Fifi, la seule à ruer un peu dans les brancards. Photo Fresco Films-Red Balloon Film.
C’est sans doute bien vu sociologiquement, mais ce catalogue de problèmes n’a pas de contenu réel. Seule la fille Fifi, l’étudiante qui elle au moins est passée outre, relève l’intérêt. Interprétée par Manar Shehab, cette jeune femme tente de construire sa vie. On ne peut même pas parler de rebelle, mais c’est la seule qui vit vraiment, en tentant de sortir de l’étouffement familial.

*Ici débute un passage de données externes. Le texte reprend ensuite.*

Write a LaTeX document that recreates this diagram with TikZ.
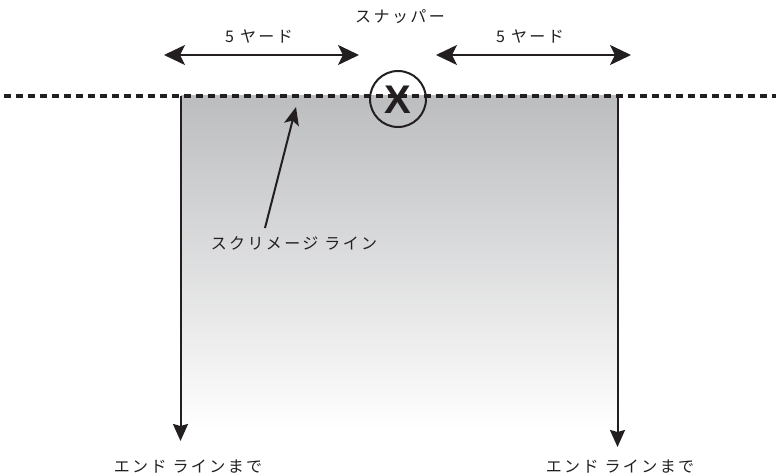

Des acteurs non professionnels
Presque tous les acteurs sont des amateurs, et même des non-professionnels qui jouent leur rôle (médecin, professeur, etc). Cet aspect du film fonctionne bien. Le découpage en chapitres titrés est moins évident. Et les différences de langues employées, arabe et hébreu, sont bien sûr difficiles pour un occidental. Quelques indications des sous-titres aident, mais on perd beaucoup à ne pas pouvoir identifier la langue. La tentative de mélanger les séquences est assez artificielle. Le coup de fil de Fifi, par exemple, pendant la préparation d’un repas de fête. Elle s’isole sur la terrasse, puis revient. On assistera beaucoup plus tard à ce coup de fil où elle rompt avec son fiancé, alors qu’en revenant dans la cuisine, toutes les femmes présentes boivent à la santé du couple. Plusieurs exploitations de ce principe n’apportent pas grand-chose au déroulement. Filmer les scènes très en amont, tel le long trajet de Rami qui va rejoindre Sheila, au début, alors qu’on ne sait pas qui est Rami, qui est Sheila et ce qu’ils font ensemble, laisse le spectateur totalement en dehors de ce qu’il voit.
Scandar Copti, réalisateur israélien et palestinien très remarqué avec son film Ajami en 2010, un travail directement politique, passe avec ces Chroniques en mode mineur. Impossible de s’intéresser à ces grands bourgeois et à leurs problèmes dérisoires.